Associated Press May 27, 2005 6:48 p.m.

WASHINGTON -- The Bush administration on Friday turned down the latest request for a trade case to be brought against China over its currency system.

U.S. Trade Representative Rob Portman rejected a petition filed in April by House and Senate members asking the administration to use a provision in U.S. trade law, known as Section 301, that allows economic sanctions to be used against unfair trade practices.

"We do not believe that a Section 301 action is appropriate or a productive way" to achieve the goal of a flexible Chinese currency system, Mr. Portman's spokesman Richard Mills said in a statement.
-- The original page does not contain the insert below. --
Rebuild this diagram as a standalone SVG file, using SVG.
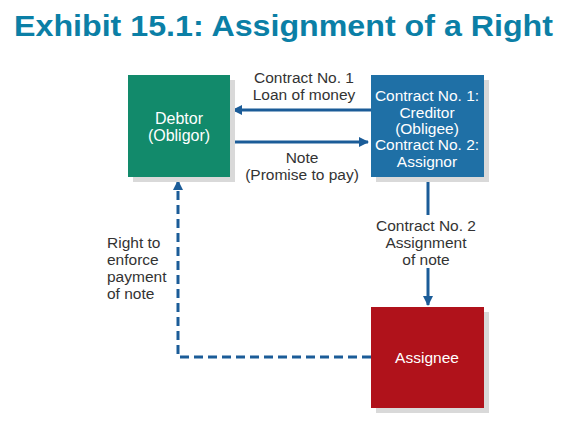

The decision came a little more than a week after the Treasury Department refused in a report to Congress to cite China as a country that manipulates its currency to gain trade advantages.
The petition filed by lawmakers, including Rep. Benjamin Cardin, the top Democrat on the Ways and Means trade subcommittee, had raised the same arguments as U.S. manufacturers: that China is unfairly manipulating its currency to gain trade advantages by retaining for the past decade a system that links the yuan to the U.S. dollar at a fixed value of 8.28 yuan to the dollar.

American manufacturers contend this has undervalued the yuan by as much as 40%, making Chinese products cheaper in the U.S. market and American goods more expensive in China.

Critics blame China's currency system for contributing to the loss of three million U.S. manufacturing jobs over the past five years. They also blame China's system for a soaring trade deficit that hit a record $617 billion last year, including a $162 billion imbalance just with China, the largest ever with a single country.

Friday's announcement marked the third time the administration has turned down a request for the U.S. to bring a trade case against China over the issue before the World Trade Organization. It rejected an earlier petition from lawmakers last November and before that turned down a petition by a group of unions and manufacturing companies that had sought to pressure the administration in the closing weeks of the presidential campaign.

In rejecting the latest petition, Mr. Mills said the administration shared the goals of the petitioners for a "flexible, market-based exchange rate system" in China but continued to feel there were better ways to achieve that goal than by filing a trade case.

Treasury Secretary John Snow, testifying before Congress on the issue Thursday, predicted that China would move to make its currency system more flexible over the next five months, before the administration's next report on the issue to Congress in October.

The administration, which initially argued that China should allow its currency to float freely with its value set by global currency markets, now contends that such a move would be too disruptive in the near term. It argues that an interim step should be taken.

While the administration has not specified what that step would be, currency experts say China could link the yuan's value to a group of currencies from other countries, not just the dollar, or it could create a band within which the currency could trade.